For”This I Believe”:–
I go to Church and, along with everybody else, I say the words of the creed. I think of it as a kind of poetry.
I served as an air force navigator during WWII. Eventually I went into teaching–the history of religions, at Columbia University, and philosophy in a college in the City University of New York.
I grew up in the Bible belt, but early on I learned to live and work with friends who come from many different religious and non-religious traditions.
So. it is harder to say what I believe now than it was when I was a boy growing up in Johnson City, Tennessee. At the same time, I don’t want to “throw out the baby with the bathwater”.
I love science programs about the origins of life, the multitude of galaxies, and the latest attempts to explain “string theory”. There is poetry in all this, even as there is in the readings and prayers I hear in Church. But sometimes they seem so different, so out of touch with each other.
Where did we all come from?. How did it all begin?
Should we simply try to forget such questions?
I don’t want to do that.

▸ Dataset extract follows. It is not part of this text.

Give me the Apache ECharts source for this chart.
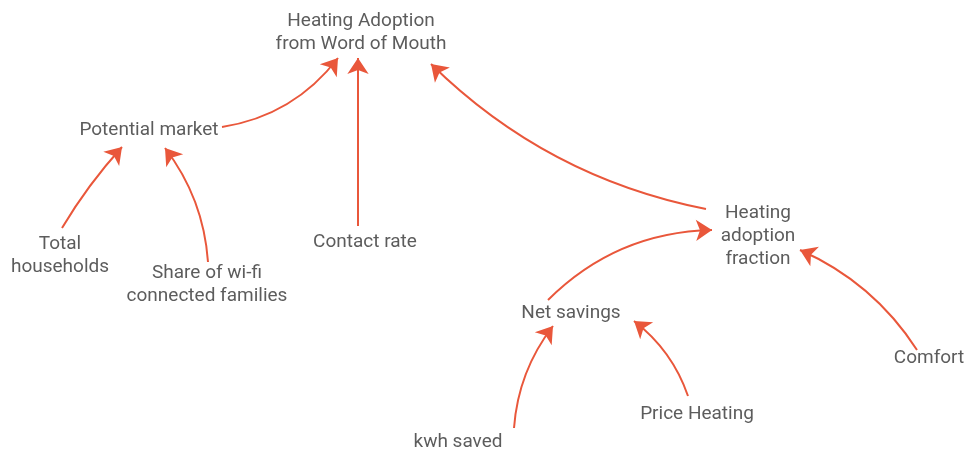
<!DOCTYPE html>
<html>
<head>
<meta charset="utf-8">
<script src="https://cdn.jsdelivr.net/npm/echarts@6/dist/echarts.min.js"></script>
<style>
  html, body { margin: 0; padding: 0; background: #fff; }
  #diagram { width: 967px; height: 453px; }
</style>
</head>
<body>
<div id="diagram"></div>
<script>
// variable names and where their text sits (picture pixels)
var names = ['Heating Adoption\nfrom Word of Mouth', 'Potential market', 'Total\nhouseholds',
  'Share of wi-fi\nconnected families', 'Contact rate', 'Heating\nadoption\nfraction',
  'Net savings', 'Price Heating', 'kwh saved', 'Comfort'];
var nameX = [361, 149, 60, 207, 365, 758, 571, 697, 458, 929];
var nameY = [33, 130, 256, 285, 242, 236, 313, 414, 442, 358];

// causal links: tail point, head point, bend
var linkFrom = [[222, 127], [358, 226], [706, 209], [62, 228], [208, 262], [548, 300], [514, 428], [688, 396], [917, 350]];
var linkTo = [[338, 58], [358, 58], [431, 64], [122, 147], [165, 148], [712, 230], [553, 326], [634, 321], [800, 250]];
var linkBend = [-0.2, 0, 0.15, 0.05, -0.15, 0.2, 0.15, -0.15, -0.15];

var chart = echarts.init(document.getElementById('diagram'));

var nodes = [];
for (var i = 0; i < names.length; i++) {
  nodes.push({ name: names[i], value: [nameX[i], nameY[i]] });
}

var links = [];
for (var j = 0; j < linkFrom.length; j++) {
  links.push({ coords: [linkFrom[j], linkTo[j]], lineStyle: { curveness: linkBend[j] } });
}

chart.setOption({
  animation: false,
  grid: { left: 0, right: 0, top: 0, bottom: 0 },
  xAxis: { type: 'value', min: 0, max: 967, show: false },
  yAxis: { type: 'value', min: 0, max: 453, inverse: true, show: false },
  series: [
    {
      type: 'lines',
      coordinateSystem: 'cartesian2d',
      symbol: ['none', 'arrow'],
      symbolSize: 16,
      lineStyle: { color: '#e9573b', width: 2, opacity: 1 },
      data: links
    },
    {
      type: 'scatter',
      symbolSize: 1,
      itemStyle: { color: 'rgba(0,0,0,0)' },
      label: {
        show: true,
        position: 'inside',
        formatter: '{b}',
        fontFamily: 'Roboto',
        fontSize: 19,
        lineHeight: 23,
        color: '#333'
      },
      data: nodes
    }
  ]
});
</script>
</body>
</html>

I don’t want to shelve or put these questions in brackets.
Although we now know ourselves to be tiny creatures who live on a globular speck in the universe of universes, we do tend to take ourselves seriously. No matter how finite we are, we marvel at what our species has wrought, at what all we can do with our minds, our emotions, our hands. We are visceral and spiritual, social beings who interact with all that is. As someone has said: “Astronomically speaking, we are the astronomers.”
I believe that although we are, by nature, ‘religious beings’, we should never have to turn off our thinking in order to ‘be religious’.
Perhaps poetry is the way to go.
If “God”–the word “God”–can serve as symbol for “the imponderable”, I can say: “I believe in God. In the beginning, God.”